The other thing about the film that didn't quite live up to my expectations was how "on-the-nose" the whole thing was. In an interview about the film, James Woods (who plays the short-tempered Coach Heddon) remarked "We're painting in broad strokes with this film. And that's the fun of it: it's not a subtle movie." Eh...yes and no. While the topics explored warrant a certain measure of "broad strokes," there's still something to be said about the ways in which Peckinpah managed to nuance the violence in his original with more than just pure catharsis. There are hints early in both films that indicate that David is the kind to eventually snap, but Peckinpah's film managed to obscure some of those hints a little better. The 2011 remake lays everything right out in the open, and even movie-goers with no "formal education" in film analysis will pick up on what's being communicated.

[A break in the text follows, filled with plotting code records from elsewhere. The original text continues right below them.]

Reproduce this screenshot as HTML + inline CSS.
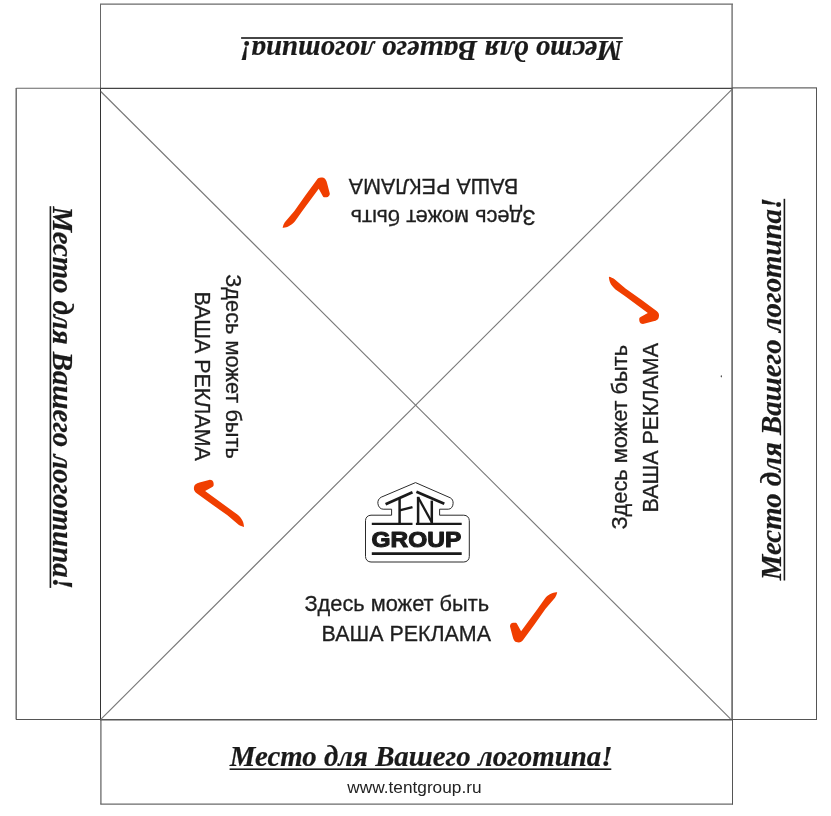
<!DOCTYPE html>
<html><head><meta charset="utf-8">
<style>
html,body{margin:0;padding:0;background:#fff;}
svg{display:block;will-change:transform;}
</style></head>
<body>
<svg width="831" height="816" viewBox="0 0 831 816">
<defs>
 <g id="ad">
  <text x="304.4" y="610.5" font-family="Liberation Sans" font-size="21.8" fill="#1e1e1e" stroke="#1e1e1e" stroke-width="0.3">Здесь может быть</text>
  <text x="321.6" y="641" font-family="Liberation Sans" font-size="21.45" fill="#1e1e1e" stroke="#1e1e1e" stroke-width="0.3">ВАША РЕКЛАМА</text>
  <path fill="#F03E00" d="M521.1,631.2 L537.5,608.9 L544.6,598.9 C546.5,596.5 549,594.4 552,593.3 C554,592.6 556,592.3 557.2,592.3 C556.8,594.3 556,596.2 555,597.7 L545.4,608.9 L534.3,624.8 L523.1,640 C522,641.6 520.5,642.4 518.8,642.4 C516.8,642.4 515.5,642 514.6,641 C513.6,639.8 513,638.3 512.7,636.8 L510,626.4 C510,624.8 510.8,623.5 512,623.1 C513.3,622.6 514.8,622.5 515.9,622.8 C516.5,623.1 516.9,623.5 517.1,624 Z"/>
 </g>
 <g id="logo">
  <text x="229.8" y="766.3" font-family="Liberation Serif" font-weight="bold" font-style="italic" font-size="28.85" fill="#1a1a1a" stroke="#1a1a1a" stroke-width="0.2">Место для Вашего логотипа!</text>
  <rect x="229.6" y="768.4" width="381.7" height="1.6" fill="#1a1a1a"/>
 </g>
</defs>
<g fill="none">
 <!-- top panel -->
 <path d="M100.5,88 V4.1" stroke="#666" stroke-width="1"/>
 <path d="M100,4.1 H733" stroke="#6a6a6a" stroke-width="1.3"/>
 <path d="M732.1,4 V88" stroke="#707070" stroke-width="1.4"/>
 <!-- left panel -->
 <path d="M16.3,88.3 H100" stroke="#666" stroke-width="1.1"/>
 <path d="M16.2,88 V719.6" stroke="#666" stroke-width="1.4"/>
 <path d="M16,719.5 H100" stroke="#555" stroke-width="1"/>
 <!-- right panel -->
 <path d="M732,87.9 H816.5" stroke="#666" stroke-width="1.1"/>
 <path d="M816.5,87.5 V719.6" stroke="#555" stroke-width="1"/>
 <path d="M732,719.5 H817" stroke="#555" stroke-width="1"/>
 <!-- bottom panel -->
 <path d="M100.9,719 V804.2" stroke="#6a6a6a" stroke-width="1.3"/>
 <path d="M100.3,804.2 H733" stroke="#6a6a6a" stroke-width="1.3"/>
 <path d="M732.5,719 V804.5" stroke="#555" stroke-width="1"/>
 <!-- main square -->
 <path d="M100.5,88 V719.5" stroke="#333" stroke-width="1"/>
 <path d="M100,88.4 H732.5" stroke="#444" stroke-width="1.1"/>
 <path d="M732.1,88 V719.5" stroke="#5a5a5a" stroke-width="1.5"/>
 <path d="M100,719.8 H733" stroke="#555" stroke-width="1.4"/>
 <!-- diagonals -->
 <path d="M100.8,91.5 L730.5,718.9" stroke="#787878" stroke-width="1.15"/>
 <path d="M732,89.4 L100.8,719.3" stroke="#787878" stroke-width="1.15"/>
</g>

<!-- serif logo texts -->
<use href="#logo"/>
<use href="#logo" transform="rotate(180 426.2 403.6)"/>
<use href="#logo" transform="rotate(90 421.5 398.1)"/>
<use href="#logo" transform="rotate(-90 412.65 397.45)"/>

<ellipse cx="721.3" cy="376.3" rx="0.6" ry="1.1" fill="#333"/>
<text x="347.3" y="793.2" font-family="Liberation Sans" font-size="17.25" fill="#222">www.tentgroup.ru</text>

<!-- ad groups -->
<use href="#ad"/>
<use href="#ad" transform="rotate(180 419.9 410)"/>
<use href="#ad" transform="rotate(90 433.25 403.05)"/>
<use href="#ad" transform="rotate(-90 425.3 408.7)"/>

<!-- TENT GROUP logo -->
<g>
 <path fill="#fff" stroke="#2a2a2a" stroke-width="1" d="M415.5,482.6 L381.2,497.2 C378.6,498.6 377.6,501 377.9,503.6 C378.3,506.8 380.4,509.2 383.2,509.2 L391.6,509.2 L391.6,515.2 L371,515.2 C367.8,515.2 365.5,517.5 365.5,520.7 L365.5,556.5 C365.5,559.7 367.8,562 371,562 L463.8,562 C467,562 469.3,559.7 469.3,556.5 L469.3,520.7 C469.3,517.5 467,515.2 463.8,515.2 L439.6,515.2 L439.6,509.2 L448.3,509.2 C451,509.2 452.9,506.8 453.1,503.6 C453.3,501 452.3,498.8 450.3,497.8 Z"/>
 <g stroke="#1a1a1a" fill="none">
  <path d="M385.6,504.3 L412.5,492.3" stroke-width="2.8"/>
  <path d="M416.4,491.8 L444.3,503.8" stroke-width="2.8"/>
  <path d="M399.6,498 V523" stroke-width="2.5"/>
  <path d="M399.6,510.4 L412.5,507.1" stroke-width="2.4"/>
  <path d="M418.1,496.8 V523" stroke-width="2.5"/>
  <path d="M418.1,497.3 L431.8,522.3" stroke-width="2.3"/>
  <path d="M431.8,500.6 V523" stroke-width="2.5"/>
  <path d="M371.8,523.8 H412.5 M415.9,523.8 H461.7" stroke-width="2.2"/>
  <path d="M371.8,553.6 H461.7" stroke-width="2.8"/>
 </g>
 <text x="371.6" y="546.8" font-family="Liberation Sans" font-weight="bold" font-size="22.6" fill="#1a1a1a" stroke="#1a1a1a" stroke-width="1.1" stroke-linejoin="round" textLength="89.6" lengthAdjust="spacingAndGlyphs">GROUP</text>
</g>
</svg>
</body></html>
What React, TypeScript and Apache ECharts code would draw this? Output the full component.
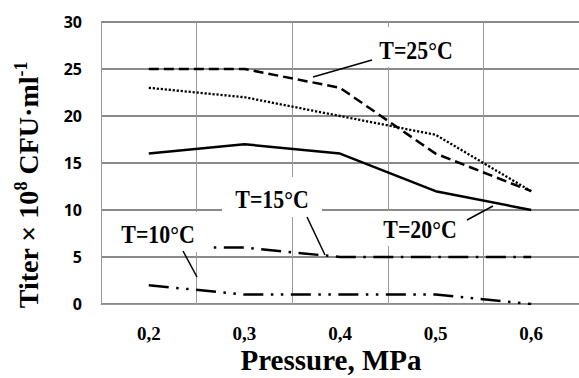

Straw Dogs isn't a total strikeout, but it's not exactly a home run. It succeeds in being a strong remake - in taking the prescient elements of the original, updating them a bit, and remolding them adequately, but the original is still better. That's by far more often the rule rather than the exception, regardless.
The other thing that struck me about the film was how...not unsettling it was. Now, this may have more to do with my own desensitization to violence than with the content of the movie itself. I found the rape scene just as unsavory as the original - if not more so - which was a good gut check for my sense of propriety. But when the big siege of the Sumner home begins, all I could do was root for David and revel in the glory of his retribution. Again, maybe that's just me. But I think a lot of it had to do with the way the film was framed - where lines of black and white were more starkly drawn than the original...again kinda going back to the whole broad strokes thing. If the purpose of the movie is to enjoy the catharsis of watching David finally fight back and give those racist backwards rednecks what they deserved, then the film succeeds. But if we're to take writer/director Rod Lurie at his word (and by extension, Peckinpah as well) then the point was to emphasize David's descent into unforgivable savagery. The film ultimately fails if that is its goal, and instead glorifies the violent climax. I've always enjoyed a good retribution flick, so I don't personally have a problem with that glorification of violence and the much-needed catharsis at the end (especially after the rape scene). But maybe that's my problem.
Ultimately, Straw Dogs is one you can afford to miss. You probably won't regret seeing it, if you know what you're going into. But if you don't get around to seeing the remake, the original still packs a better punch anyway.